§ Goal: Write the data below out exactly as it stands. Do not include the pictures.

§ Information supplied:
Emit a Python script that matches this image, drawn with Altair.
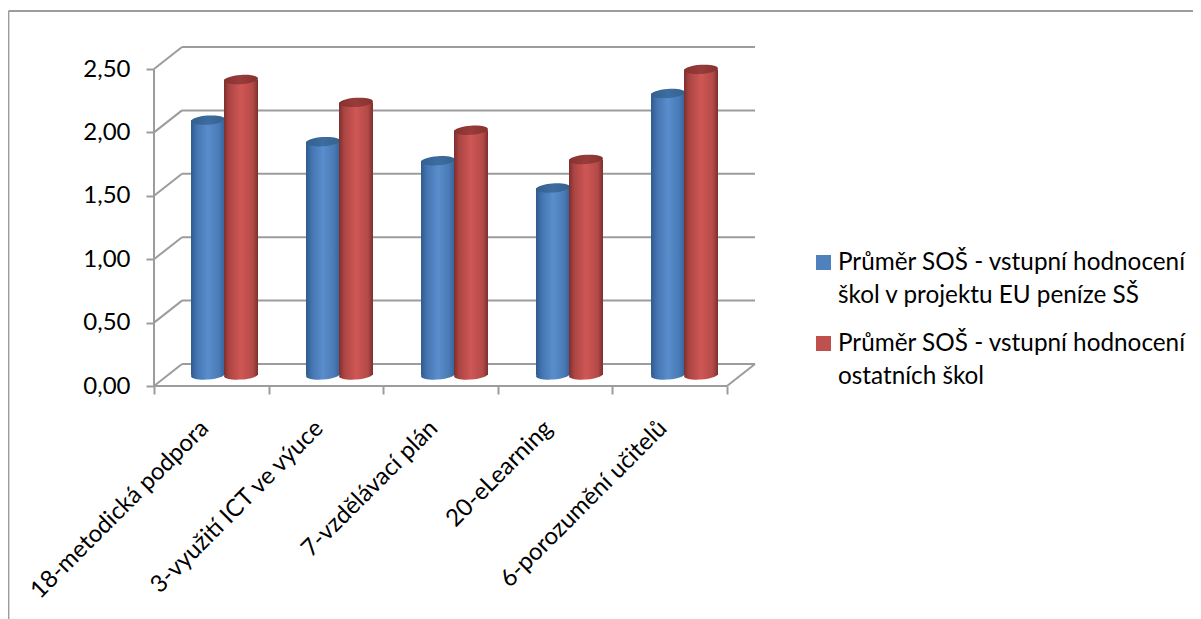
import altair as alt
import pandas as pd

categories = ["18-metodická podpora", "3-využití ICT ve výuce", "7-vzdělávací plán", "20-eLearning", "6-porozumění učitelů"]
blue_values = [2.01, 1.84, 1.69, 1.475, 2.22]
red_values = [2.33, 2.15, 1.93, 1.70, 2.41]
tick_values = [0, 0.5, 1.0, 1.5, 2.0, 2.5]
legend_labels = ["Průměr SOŠ - vstupní hodnocení\nškol v projektu EU peníze SŠ",
                 "Průměr SOŠ - vstupní hodnocení\nostatních škol"]

W, H = 603, 339
XMAX, YMAX = 603 / 114.6, 339 / 126.8
DX, DY = 28 / 114.6, 22 / 126.8          # depth of the 3-D box in data units
GRAY = "#9c9c9c"
FONT = "Lato"

xs = alt.Scale(domain=[0, XMAX], nice=False, zero=False)
ys = alt.Scale(domain=[0, YMAX], nice=False, zero=False)
X = lambda f: alt.X(f, type="quantitative", scale=xs, axis=None)
Y = lambda f: alt.Y(f, type="quantitative", scale=ys, axis=None)
n = len(categories)

# axes (ticks + labels)
axes_df = pd.DataFrame({"x": [0.0], "y": [0.0]})
axes = alt.Chart(axes_df).mark_point(opacity=0).encode(
    x=alt.X("x:Q", scale=xs, title=None, axis=alt.Axis(values=list(range(n + 1)), labels=False, domain=False,
            grid=False, tickSize=8, tickWidth=2, tickColor=GRAY)),
    y=alt.Y("y:Q", scale=ys, title=None, axis=alt.Axis(values=tick_values, domain=False, grid=False, tickSize=8,
            tickWidth=2, tickColor=GRAY, labelPadding=16, labelFont=FONT, labelFontSize=24, labelColor="#000",
            labelExpr="replace(format(datum.value,'.2f'),'.',',')")),
)

# back wall gridlines and left-wall diagonals
grid_df = pd.DataFrame({"v": tick_values})
grid_df["y"] = grid_df.v + DY
grid_df["x"] = DX
grid_df["x2"] = DX + n
back = alt.Chart(grid_df).mark_rule(color=GRAY, strokeWidth=2).encode(x=X("x"), x2="x2", y=Y("y"))
diag = alt.Chart(grid_df.assign(x0=0.0)).mark_rule(color=GRAY, strokeWidth=2).encode(
    x=X("x0"), x2="x", y=Y("v"), y2="y")
front = alt.Chart(pd.DataFrame({"x": [0.0, 0.0, float(n)], "x2": [float(n), 0.0, n + DX],
                                "y": [0.0, 0.0, 0.0], "y2": [0.0, 2.5, DY]})
                  ).mark_rule(color=GRAY, strokeWidth=2).encode(x=X("x"), x2="x2", y=Y("y"), y2="y2")

def grad(stops):
    return alt.Gradient(gradient="linear", x1=0, x2=1, y1=0, y2=0,
                        stops=[alt.GradientStop(offset=o, color=c) for o, c in stops])

BODY_B = grad([(0, "#2f5a8e"), (0.18, "#4576b2"), (0.5, "#5a8dcc"), (0.82, "#4a7bb6"), (1, "#34629a")])
BODY_R = grad([(0, "#7c2f2d"), (0.15, "#ab4543"), (0.5, "#cf5755"), (0.85, "#b34a47"), (1, "#7c2f2d")])
CAP_B = grad([(0, "#33608f"), (0.5, "#3d6c9f"), (1, "#34628f")])
CAP_R = grad([(0, "#86322f"), (0.5, "#973c3a"), (1, "#86322f")])
ELLIPSE = "M-1,0 A1,0.27 0 1,1 1,0 A1,0.27 0 1,1 -1,0 Z"

def cylinders(values, left, body, cap):
    width = 34 / 114.6
    df = pd.DataFrame({"v": values})
    df["i"] = range(n)
    df["x"] = df.i * 115 / 114.6 + left
    df["x2"] = df.x + width
    df["xc"] = df.x + width / 2
    df["y0"] = DY / 2
    df["y1"] = df.v + DY / 2
    base = alt.Chart(df)
    size = 34.0 ** 2
    return [
        base.mark_point(shape=ELLIPSE, filled=True, fill=body, opacity=1, size=size, strokeWidth=0, angle=356).encode(x=X("xc"), y=Y("y0")),
        base.mark_bar(fill=body, strokeWidth=0).encode(x=X("x"), x2="x2", y=Y("y0"), y2="y1"),
        base.mark_point(shape=ELLIPSE, filled=True, fill=cap, opacity=1, size=size, strokeWidth=0, angle=356).encode(x=X("xc"), y=Y("y1")),
    ]

blue = cylinders(blue_values, 37 / 114.6, BODY_B, CAP_B)
red = cylinders(red_values, 70 / 114.6, BODY_R, CAP_R)

# rotated category labels
lab_df = pd.DataFrame({"c": categories})
lab_df["x"] = [i + 0.5 for i in range(n)]
lab_df["y"] = 0.0
xlabels = alt.Chart(lab_df).mark_text(angle=315, align="right", baseline="middle", font=FONT, fontSize=24,
                                      color="#000", dx=-32, dy=23).encode(x=X("x"), y=Y("y"), text="c:N")

# frame
frame = [
    alt.Chart(axes_df).mark_rule(color=GRAY, strokeWidth=1.8).encode(
        x=alt.value(-145.5), x2=alt.value(1039), y=alt.value(-36)),
    alt.Chart(axes_df).mark_rule(color=GRAY, strokeWidth=1.8).encode(
        x=alt.value(-145.5), y=alt.value(-36), y2=alt.value(572)),
]

# legend
def legend(i, col, sq_y, txt_y):
    d = pd.DataFrame({"t": [legend_labels[i]]})
    return [
        alt.Chart(d).mark_square(color=col, size=225, opacity=1, filled=True).encode(
            x=alt.value(669.5), y=alt.value(sq_y)),
        alt.Chart(d).mark_text(align="left", baseline="alphabetic", font=FONT, fontSize=24.3, color="#000",
                               lineBreak="\n", lineHeight=33).encode(
            x=alt.value(684), y=alt.value(txt_y), text="t:N"),
    ]

chart = alt.layer(
    axes, back, diag, front, *blue, *red, xlabels, *frame,
    *legend(0, "#4f81bd", 215.5, 223), *legend(1, "#c0504d", 296.5, 304),
).resolve_axis(x="independent", y="independent").properties(
    width=W, height=H,
    autosize=alt.AutoSizeParams(type="none"),
    padding={"left": 146, "top": 39, "right": 436, "bottom": 233},
    background="white",
).configure_view(stroke=None)

chart.save("out.html", embed_options={"renderer": "svg", "actions": False})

§ Correct result:
Emit a Python script that matches this image, drawn with Altair.
import altair as alt
import pandas as pd

categories = ["18-metodická podpora", "3-využití ICT ve výuce", "7-vzdělávací plán", "20-eLearning", "6-porozumění učitelů"]
blue_values = [2.01, 1.84, 1.69, 1.475, 2.22]
red_values = [2.33, 2.15, 1.93, 1.70, 2.41]
tick_values = [0, 0.5, 1.0, 1.5, 2.0, 2.5]
legend_labels = ["Průměr SOŠ - vstupní hodnocení\nškol v projektu EU peníze SŠ",
                 "Průměr SOŠ - vstupní hodnocení\nostatních škol"]

W, H = 603, 339
XMAX, YMAX = 603 / 114.6, 339 / 126.8
DX, DY = 28 / 114.6, 22 / 126.8          # depth of the 3-D box in data units
GRAY = "#9c9c9c"
FONT = "Lato"

xs = alt.Scale(domain=[0, XMAX], nice=False, zero=False)
ys = alt.Scale(domain=[0, YMAX], nice=False, zero=False)
X = lambda f: alt.X(f, type="quantitative", scale=xs, axis=None)
Y = lambda f: alt.Y(f, type="quantitative", scale=ys, axis=None)
n = len(categories)

# axes (ticks + labels)
axes_df = pd.DataFrame({"x": [0.0], "y": [0.0]})
axes = alt.Chart(axes_df).mark_point(opacity=0).encode(
    x=alt.X("x:Q", scale=xs, title=None, axis=alt.Axis(values=list(range(n + 1)), labels=False, domain=False,
            grid=False, tickSize=8, tickWidth=2, tickColor=GRAY)),
    y=alt.Y("y:Q", scale=ys, title=None, axis=alt.Axis(values=tick_values, domain=False, grid=False, tickSize=8,
            tickWidth=2, tickColor=GRAY, labelPadding=16, labelFont=FONT, labelFontSize=24, labelColor="#000",
            labelExpr="replace(format(datum.value,'.2f'),'.',',')")),
)

# back wall gridlines and left-wall diagonals
grid_df = pd.DataFrame({"v": tick_values})
grid_df["y"] = grid_df.v + DY
grid_df["x"] = DX
grid_df["x2"] = DX + n
back = alt.Chart(grid_df).mark_rule(color=GRAY, strokeWidth=2).encode(x=X("x"), x2="x2", y=Y("y"))
diag = alt.Chart(grid_df.assign(x0=0.0)).mark_rule(color=GRAY, strokeWidth=2).encode(
    x=X("x0"), x2="x", y=Y("v"), y2="y")
front = alt.Chart(pd.DataFrame({"x": [0.0, 0.0, float(n)], "x2": [float(n), 0.0, n + DX],
                                "y": [0.0, 0.0, 0.0], "y2": [0.0, 2.5, DY]})
                  ).mark_rule(color=GRAY, strokeWidth=2).encode(x=X("x"), x2="x2", y=Y("y"), y2="y2")

def grad(stops):
    return alt.Gradient(gradient="linear", x1=0, x2=1, y1=0, y2=0,
                        stops=[alt.GradientStop(offset=o, color=c) for o, c in stops])

BODY_B = grad([(0, "#2f5a8e"), (0.18, "#4576b2"), (0.5, "#5a8dcc"), (0.82, "#4a7bb6"), (1, "#34629a")])
BODY_R = grad([(0, "#7c2f2d"), (0.15, "#ab4543"), (0.5, "#cf5755"), (0.85, "#b34a47"), (1, "#7c2f2d")])
CAP_B = grad([(0, "#33608f"), (0.5, "#3d6c9f"), (1, "#34628f")])
CAP_R = grad([(0, "#86322f"), (0.5, "#973c3a"), (1, "#86322f")])
ELLIPSE = "M-1,0 A1,0.27 0 1,1 1,0 A1,0.27 0 1,1 -1,0 Z"

def cylinders(values, left, body, cap):
    width = 34 / 114.6
    df = pd.DataFrame({"v": values})
    df["i"] = range(n)
    df["x"] = df.i * 115 / 114.6 + left
    df["x2"] = df.x + width
    df["xc"] = df.x + width / 2
    df["y0"] = DY / 2
    df["y1"] = df.v + DY / 2
    base = alt.Chart(df)
    size = 34.0 ** 2
    return [
        base.mark_point(shape=ELLIPSE, filled=True, fill=body, opacity=1, size=size, strokeWidth=0, angle=356).encode(x=X("xc"), y=Y("y0")),
        base.mark_bar(fill=body, strokeWidth=0).encode(x=X("x"), x2="x2", y=Y("y0"), y2="y1"),
        base.mark_point(shape=ELLIPSE, filled=True, fill=cap, opacity=1, size=size, strokeWidth=0, angle=356).encode(x=X("xc"), y=Y("y1")),
    ]

blue = cylinders(blue_values, 37 / 114.6, BODY_B, CAP_B)
red = cylinders(red_values, 70 / 114.6, BODY_R, CAP_R)

# rotated category labels
lab_df = pd.DataFrame({"c": categories})
lab_df["x"] = [i + 0.5 for i in range(n)]
lab_df["y"] = 0.0
xlabels = alt.Chart(lab_df).mark_text(angle=315, align="right", baseline="middle", font=FONT, fontSize=24,
                                      color="#000", dx=-32, dy=23).encode(x=X("x"), y=Y("y"), text="c:N")

# frame
frame = [
    alt.Chart(axes_df).mark_rule(color=GRAY, strokeWidth=1.8).encode(
        x=alt.value(-145.5), x2=alt.value(1039), y=alt.value(-36)),
    alt.Chart(axes_df).mark_rule(color=GRAY, strokeWidth=1.8).encode(
        x=alt.value(-145.5), y=alt.value(-36), y2=alt.value(572)),
]

# legend
def legend(i, col, sq_y, txt_y):
    d = pd.DataFrame({"t": [legend_labels[i]]})
    return [
        alt.Chart(d).mark_square(color=col, size=225, opacity=1, filled=True).encode(
            x=alt.value(669.5), y=alt.value(sq_y)),
        alt.Chart(d).mark_text(align="left", baseline="alphabetic", font=FONT, fontSize=24.3, color="#000",
                               lineBreak="\n", lineHeight=33).encode(
            x=alt.value(684), y=alt.value(txt_y), text="t:N"),
    ]

chart = alt.layer(
    axes, back, diag, front, *blue, *red, xlabels, *frame,
    *legend(0, "#4f81bd", 215.5, 223), *legend(1, "#c0504d", 296.5, 304),
).resolve_axis(x="independent", y="independent").properties(
    width=W, height=H,
    autosize=alt.AutoSizeParams(type="none"),
    padding={"left": 146, "top": 39, "right": 436, "bottom": 233},
    background="white",
).configure_view(stroke=None)

chart.save("out.html", embed_options={"renderer": "svg", "actions": False})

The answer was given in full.